EXTRACTED ENTRIES
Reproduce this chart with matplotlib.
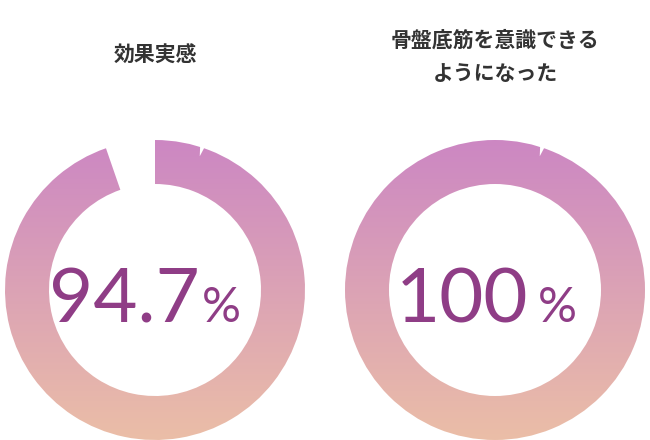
import numpy as np
import matplotlib
matplotlib.use("Agg")
import matplotlib.pyplot as plt
from matplotlib.patches import Wedge, Polygon
from matplotlib.colors import LinearSegmentedColormap

# data
titles = ["効果実感", "骨盤底筋を意識できる\nようになった"]
values = [94.7, 100]
labels = ["94.7", "100"]

plt.rcParams["font.family"] = ["Noto Sans CJK JP", "DejaVu Sans"]

W, H = 650, 440
fig = plt.figure(figsize=(6.5, 4.4), dpi=100)
ax = fig.add_axes([0, 0, 1, 1])
ax.set_xlim(0, W)
ax.set_ylim(0, H)
ax.set_aspect("equal")
ax.axis("off")

cmap = LinearSegmentedColormap.from_list("grad", ["#cc87c3", "#ebbea7"])
grad = np.linspace(0, 1, 256).reshape(-1, 1)

centers_x = [155, 495]
cy = H - 290
r_out, r_in = 150, 106
num_offset = [(45, 47), (33, 43)]  # right edge of number, left edge of %

for i, (cx, val) in enumerate(zip(centers_x, values)):
    sweep = 360 * val / 100
    w = Wedge((cx, cy), r_out, 90 - sweep, 90, width=r_out - r_in,
              facecolor="none", edgecolor="none")
    ax.add_patch(w)
    im = ax.imshow(grad, cmap=cmap, aspect="auto",
                   extent=[cx - r_out, cx + r_out, cy - r_out, cy + r_out],
                   origin="upper", interpolation="bilinear")
    im.set_clip_path(w)

    # small notch on the outer rim
    a = np.deg2rad(90 - 18.5)
    a1 = np.deg2rad(90 - 17.3)
    a2 = np.deg2rad(90 - 19.2)
    pts = [(cx + (r_out + 2) * np.cos(a1), cy + (r_out + 2) * np.sin(a1)),
           (cx + (r_out - 9) * np.cos(a), cy + (r_out - 9) * np.sin(a)),
           (cx + (r_out + 2) * np.cos(a2), cy + (r_out + 2) * np.sin(a2))]
    ax.add_patch(Polygon(pts, closed=True, facecolor="white", edgecolor="none", zorder=3))

    nx, px = num_offset[i]
    ax.text(cx + nx, H - 322, labels[i], ha="right", va="baseline",
            fontsize=55, color="#8f3d86", family=["Lato", "DejaVu Sans"],
            fontweight="normal")
    ax.text(cx + px, H - 322, "%", ha="left", va="baseline",
            fontsize=35, color="#8f3d86", family=["Lato", "DejaVu Sans"],
            fontweight="normal")

ax.text(centers_x[0], H - 55, titles[0], ha="center", va="center",
        fontsize=15, color="#333333", fontweight="bold")
ax.text(centers_x[1], H - 57, titles[1], ha="center", va="center",
        fontsize=15, color="#333333", fontweight="bold", linespacing=1.75)

fig.savefig("out.png", dpi=100)
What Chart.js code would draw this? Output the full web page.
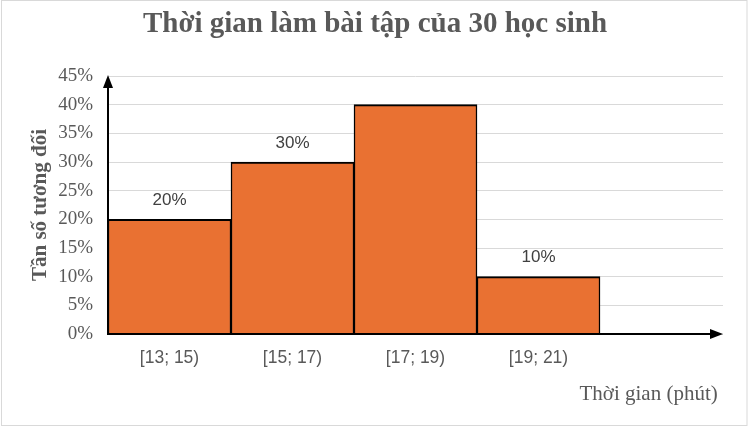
<!DOCTYPE html>
<html><head><meta charset="utf-8">
<script src="https://cdn.jsdelivr.net/npm/chart.js@4/dist/chart.umd.min.js"></script>
<style>html,body{margin:0;padding:0;background:#fff}#wrap{width:748px;height:427px;position:relative}</style>
</head><body><div id="wrap"><canvas id="c"></canvas></div>
<script>
const categories = ['[13; 15)', '[15; 17)', '[17; 19)', '[19; 21)', ''];
const values = [20, 30, 40, 10, null];
const dataLabels = ['20%', '30%', '', '10%', ''];
const yTicks = [0, 5, 10, 15, 20, 25, 30, 35, 40, 45];
const titleText = 'Thời gian làm bài tập của 30 học sinh';
const yTitle = 'Tần số tương đối';
const xTitle = 'Thời gian (phút)';

const frame = {
  id: 'frame',
  beforeDraw(chart) {
    const c = chart.ctx;
    c.save();
    c.fillStyle = '#fff';
    c.fillRect(0, 0, chart.width, chart.height);
    c.strokeStyle = '#d9d9d9';
    c.lineWidth = 1;
    c.strokeRect(1.5, 0.5, chart.width - 2.5, chart.height - 2);
    c.font = 'bold 29px "Liberation Serif", "Times New Roman", serif';
    c.fillStyle = '#595959'; c.textAlign = 'center'; c.textBaseline = 'middle';
    c.fillText(titleText, chart.width / 2 + 1, 25);
    c.restore();
  },
  afterDatasetsDraw(chart) {
    const c = chart.ctx;
    const xs = chart.scales.x, ys = chart.scales.y;
    const x0 = xs.left, y0 = ys.getPixelForValue(0), yTop = ys.getPixelForValue(45), xEnd = xs.right;
    c.save();
    c.strokeStyle = '#000'; c.fillStyle = '#000'; c.lineWidth = 2;
    c.beginPath(); c.moveTo(x0, y0 + 1); c.lineTo(x0, yTop + 8); c.stroke();
    c.beginPath(); c.moveTo(x0, yTop - 1); c.lineTo(x0 - 5, yTop + 12); c.lineTo(x0 + 5, yTop + 12); c.closePath(); c.fill();
    c.beginPath(); c.moveTo(x0 - 1, y0); c.lineTo(xEnd - 8, y0); c.stroke();
    c.beginPath(); c.moveTo(xEnd, y0); c.lineTo(xEnd - 13, y0 - 5); c.lineTo(xEnd - 13, y0 + 5); c.closePath(); c.fill();
    c.font = '17px "Liberation Sans", Arial, sans-serif';
    c.fillStyle = '#404040'; c.textAlign = 'center'; c.textBaseline = 'middle';
    const meta = chart.getDatasetMeta(0);
    meta.data.forEach((bar, i) => {
      if (!dataLabels[i]) return;
      c.fillText(dataLabels[i], bar.x, bar.y - 19);
    });
    c.restore();
  }
};

new Chart(document.getElementById('c'), {
  type: 'bar',
  data: {
    labels: categories,
    datasets: [{
      data: values,
      backgroundColor: '#E97132',
      borderColor: '#000',
      borderWidth: {top: 2, left: 1.5, right: 1.5, bottom: 0},
      borderSkipped: false,
      barPercentage: 1,
      categoryPercentage: 1
    }]
  },
  plugins: [frame],
  options: {
    responsive: true,
    maintainAspectRatio: false,
    animation: false,
    devicePixelRatio: 1,
    layout: {padding: {left: 0, right: 25, top: 76, bottom: 0}},
    plugins: {
      legend: {display: false},
      tooltip: {enabled: false},
      title: {display: false}
    },
    scales: {
      x: {
        grid: {display: false, drawTicks: false},
        border: {display: false},
        ticks: {color: '#595959', font: {family: '"Liberation Sans", Arial, sans-serif', size: 17.5}, padding: 14, maxRotation: 0},
        title: {display: true, text: xTitle + ' ', align: 'end', color: '#595959',
          font: {family: '"Liberation Serif", "Times New Roman", serif', size: 21}, padding: {top: 0, bottom: 20}},
        afterFit(s) { s.height = 93; }
      },
      y: {
        min: 0, max: 45,
        afterBuildTicks(s) { s.ticks = yTicks.map(v => ({value: v})); },
        grid: {color: '#d9d9d9', lineWidth: 1, drawTicks: false},
        border: {display: false},
        ticks: {color: '#595959', font: {family: '"Liberation Serif", "Times New Roman", serif', size: 19}, padding: 15,
          callback: v => v + '%'},
        title: {display: true, text: yTitle, color: '#595959',
          font: {family: '"Liberation Serif", "Times New Roman", serif', size: 21, weight: 'bold'}, padding: {top: 28, bottom: 0}},
        afterFit(s) { s.width = 108; }
      }
    }
  }
});
</script></body></html>
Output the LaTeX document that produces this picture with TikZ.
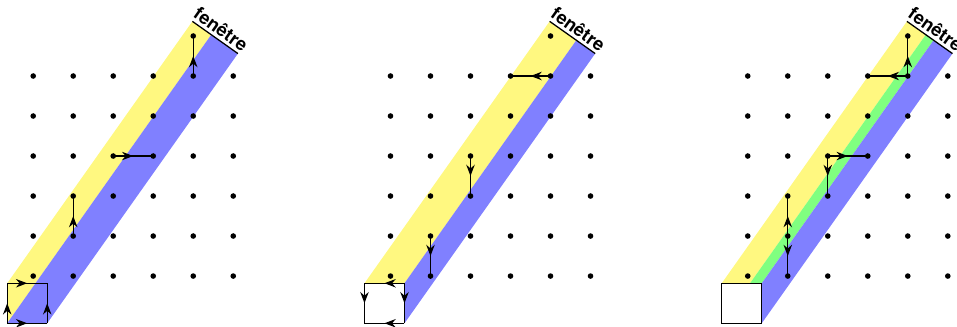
\documentclass[tikz,border=0pt]{standalone}
\usepackage{fontspec}
\setsansfont{TeX Gyre Heros}
\usetikzlibrary{arrows.meta,decorations.markings}

% corners of the unit square and their images at the top of the strip
\newcommand{\coins}{%
  \foreach \nom/\a/\b in {A/0/1, O/0/0, B/1/1, D/1/0} {
    \pgfmathsetmacro{\tpar}{(15.3-\a-\b*sqrt(2))/3}
    \coordinate (\nom) at (\a,\b);
    \coordinate (\nom t) at ({\a+\tpar},{\b+\tpar*sqrt(2)});
  }
  % lattice points
  \foreach \i in {1,...,6} {
    \foreach \j in {1,...,6} {
      \coordinate (p\i\j) at ({\i-0.35},{\j+0.18});
    }
  }
  \coordinate (p57) at (4.65,7.18);
}

\begin{document}
\begin{tikzpicture}[
    midarrow/.style={decoration={markings,
        mark=at position 0.5 with {\arrow{Stealth[length=2.8mm,width=2.1mm,inset=0.9mm]}}},
      postaction={decorate}},
    pas/.style={line width=0.9pt, midarrow},
    point/.style={fill=black},
    jaune/.style={fill=yellow!50},
    bleu/.style={fill=blue!50},
    vert/.style={fill=green!50},
    etiquette/.style={sloped, above, inner sep=2pt, font=\sffamily\bfseries\fontsize{13}{15}\selectfont},
  ]
  \useasboundingbox (-0.18,-0.09) rectangle (23.74,8.08);

  % First picture: forward steps
  \begin{scope}
    \coins
    \fill[jaune] (A) -- (At) -- (Ot) -- (O) -- cycle;
    \fill[bleu] (O) -- (Ot) -- (Dt) -- (D) -- cycle;
    \draw[line width=0.9pt] (At) -- node[etiquette] {fenêtre} (Dt);
    \draw[pas] (O) -- (D);
    \draw[pas] (D) -- (B);
    \draw[pas] (O) -- (A);
    \draw[pas] (A) -- (B);
    \foreach \i in {1,...,6} {
      \foreach \j in {1,...,6} {
        \fill[point] (p\i\j) circle (0.07);
      }
    }
    \fill[point] (p57) circle (0.07);
    \draw[pas] (p22) -- (p23);
    \draw[pas] (p34) -- (p44);
    \draw[pas] (p56) -- (p57);
  \end{scope}

  % Second picture: backward steps
  \begin{scope}[xshift=8.93cm]
    \coins
    \fill[jaune] (A) -- (At) -- (Bt) -- (B) -- cycle;
    \fill[bleu] (B) -- (Bt) -- (Dt) -- (D) -- cycle;
    \draw[line width=0.9pt] (At) -- node[etiquette] {fenêtre} (Dt);
    \fill[white] (O) rectangle (B);
    \draw[pas] (B) -- (A);
    \draw[pas] (A) -- (O);
    \draw[pas] (B) -- (D);
    \draw[pas] (D) -- (O);
    \foreach \i in {1,...,6} {
      \foreach \j in {1,...,6} {
        \fill[point] (p\i\j) circle (0.07);
      }
    }
    \fill[point] (p57) circle (0.07);
    \draw[pas] (p56) -- (p46);
    \draw[pas] (p34) -- (p33);
    \draw[pas] (p22) -- (p21);
  \end{scope}

  % Third picture: both
  \begin{scope}[xshift=17.86cm]
    \coins
    \fill[jaune] (A) -- (At) -- (Ot) -- (O) -- cycle;
    \fill[vert] (O) -- (Ot) -- (Bt) -- (B) -- cycle;
    \fill[bleu] (B) -- (Bt) -- (Dt) -- (D) -- cycle;
    \draw[line width=0.9pt] (At) -- node[etiquette] {fenêtre} (Dt);
    \draw[line width=0.9pt, fill=white] (O) rectangle (B);
    \foreach \i in {1,...,6} {
      \foreach \j in {1,...,6} {
        \fill[point] (p\i\j) circle (0.07);
      }
    }
    \fill[point] (p57) circle (0.07);
    \draw[pas] (p22) -- (p23);
    \draw[pas] (p34) -- (p44);
    \draw[pas] (p56) -- (p57);
    \draw[pas] (p56) -- (p46);
    \draw[pas] (p34) -- (p33);
    \draw[pas] (p22) -- (p21);
  \end{scope}
\end{tikzpicture}
\end{document}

EXERCISE GOAL
Write out again, exactly, the lines from the start of the listing up to the line containing "im.set_clip_path(w)", with both ends and without pictures.

THE COMPLETED TASK
Reproduce this chart with matplotlib.
import numpy as np
import matplotlib
matplotlib.use("Agg")
import matplotlib.pyplot as plt
from matplotlib.patches import Wedge, Polygon
from matplotlib.colors import LinearSegmentedColormap

# data
titles = ["効果実感", "骨盤底筋を意識できる\nようになった"]
values = [94.7, 100]
labels = ["94.7", "100"]

plt.rcParams["font.family"] = ["Noto Sans CJK JP", "DejaVu Sans"]

W, H = 650, 440
fig = plt.figure(figsize=(6.5, 4.4), dpi=100)
ax = fig.add_axes([0, 0, 1, 1])
ax.set_xlim(0, W)
ax.set_ylim(0, H)
ax.set_aspect("equal")
ax.axis("off")

cmap = LinearSegmentedColormap.from_list("grad", ["#cc87c3", "#ebbea7"])
grad = np.linspace(0, 1, 256).reshape(-1, 1)

centers_x = [155, 495]
cy = H - 290
r_out, r_in = 150, 106
num_offset = [(45, 47), (33, 43)]  # right edge of number, left edge of %

for i, (cx, val) in enumerate(zip(centers_x, values)):
    sweep = 360 * val / 100
    w = Wedge((cx, cy), r_out, 90 - sweep, 90, width=r_out - r_in,
              facecolor="none", edgecolor="none")
    ax.add_patch(w)
    im = ax.imshow(grad, cmap=cmap, aspect="auto",
                   extent=[cx - r_out, cx + r_out, cy - r_out, cy + r_out],
                   origin="upper", interpolation="bilinear")
    im.set_clip_path(w)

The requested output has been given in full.